No hay nada más productivo que el tiempo de ocio. Esos días que transcurren sin el propósito de tener que hacer algo imperativamente. Momentos aquellos que, sin hacer nada, se puede hacer mucho, creativamente, sin una lógica predeterminada en busca de un resultado; por el solo hecho de echar a volar la imaginación y desplegar la inventiva relacionando aquello que jamás hubiéramos imaginado juntar.
Si algo tiene la creatividad es esa capacidad de asociar y dar vida a lo que nunca fue concebido sino por azar, por jugar con las palabras o los hechos. Reunir elementos disimiles, concebir lo insólito; ver el revés de las cosas y multiplicarles el porvenir, como propone el poeta rumano Tristan Tzara, creador del dadaísmo, vanguardia antiartística revolucionaria que buscó romper con todos los parámetros establecidos en los primeros años del siglo pasado.
Convencionalmente, la sociedad nos enseña y obliga a ser productivos en un sentido material, a dar resultados, y nos prepara profesionalmente para generar riqueza, multiplicar ganancias o hacer rotar el dinero en un mercado capitalista. Solo esa lógica laboral puede conducir al éxito profesional y social. Por eso el arte es considerado una “pérdida de tiempo”, porque el tiempo es oro, suele decirse. Si no eres productivo, al menos, debes poner en práctica esa otra palabreja sospechosa: innovación.
Quien no realiza una actividad productiva o lucrativa es mal visto. Para eso fue concebido el trabajo alienado, para producir plusvalor, una actividad realizada forzosamente bajo explotación de la mano de obra, si es trabajo manual; o de la mente de obra, si es trabajo intelectual, sin que el trabajador posea los medios de producción propios y, contrariamente, trabajando para otros en beneficio ajeno. Visto así, ese tiempo laboral enajenado conduce al hombre o a la mujer a una pérdida de sí mismo y del sentido de vivir en plenitud. La verdadera integridad está dada por el tiempo productivo que debe ser, de algún modo, recreativo, vivificante, no alienado; o por un tiempo de ocio que debe ser constructivo y generar algo más allá de, simplemente, no hacer nada.
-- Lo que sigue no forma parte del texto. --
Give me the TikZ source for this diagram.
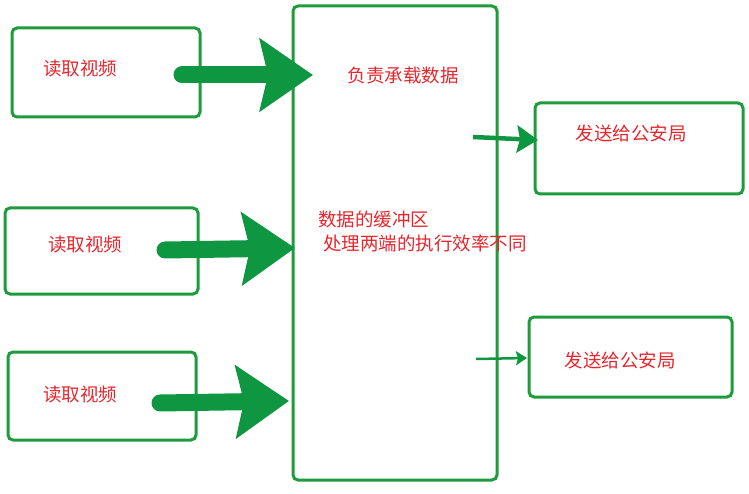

Esa complementariedad es la que da sentido a la vida individual o colectiva.
Tiempo de ocio que se define como cese o interrupción del trabajo; tiempo libre y recreativo que se utiliza para el placer y de manera voluntaria, y satisfacción de necesidades básicas de un individuo. Excluye todo lo que se refiere a obligaciones laborales y ocupaciones habituales. Tiempo que aparece cuando el hombre o la mujer realizan actividades satisfactorias y gratificantes, de forma libre.
Los días que transcurren entre el 25 y el 31 de diciembre, año viejo, fin de año o año nuevo, como se lo quiera llamar, era el período vacacional o tiempo de ocio que me proporcionaba mayor alegría de niño. Esa alegría que no genera sentimiento de culpa por dejar de hacer lo que queda pendiente de hacer por vacaciones. Ese tiempo libre de verdad, sin obligaciones aplazadas, ni tareas diferidas, un tiempo de ocio auténtico. Un tiempo que debe proporcionar distracción, ser lúdico, un tiempo de pasatiempo entretenido, alegre y festivo. Y esa calidad de tiempo nos la daban los artefactos que solíamos recibir por Navidad, un tren de hojalata, un juguete de madera, una pelota de cuero, un muñeco de trapo -ahora llamados juguetes didácticos-, frente al juguete mecánico, electrónico o incluso digital, que en nada contribuyen a la creatividad y desarrollo espiritual de niños y niñas.
A muchos años de distancia de haber dejado de ser un niño, hoy he vuelto a sentir la alegría del tiempo de ocio entre la Navidad y el fin de Año. Ya no con un juguete que empuje a la imaginación al vacío de la creatividad, para llenarlo de cosas bellas y buenas, sino con un libro en la mano que zarpe el espíritu hacia la evocación pasada o futura, que son las dos formas de evocar. Y esa alegría se funde en un solo sentimiento, aquel que une al viejo y al niño en un tiempo lúdico de ser feliz.
Tiempo de ocio en que ninguno está llamado a producir la naturaleza en un trabajo alienado, sino a recrearla por el simple y maravilloso hecho de verla distinta y renovada. En aquel acto productivo al que nos convoca Tristan Tzara, no porque esté loco, sino por ver el revés de las cosas y multiplicarles el porvenir.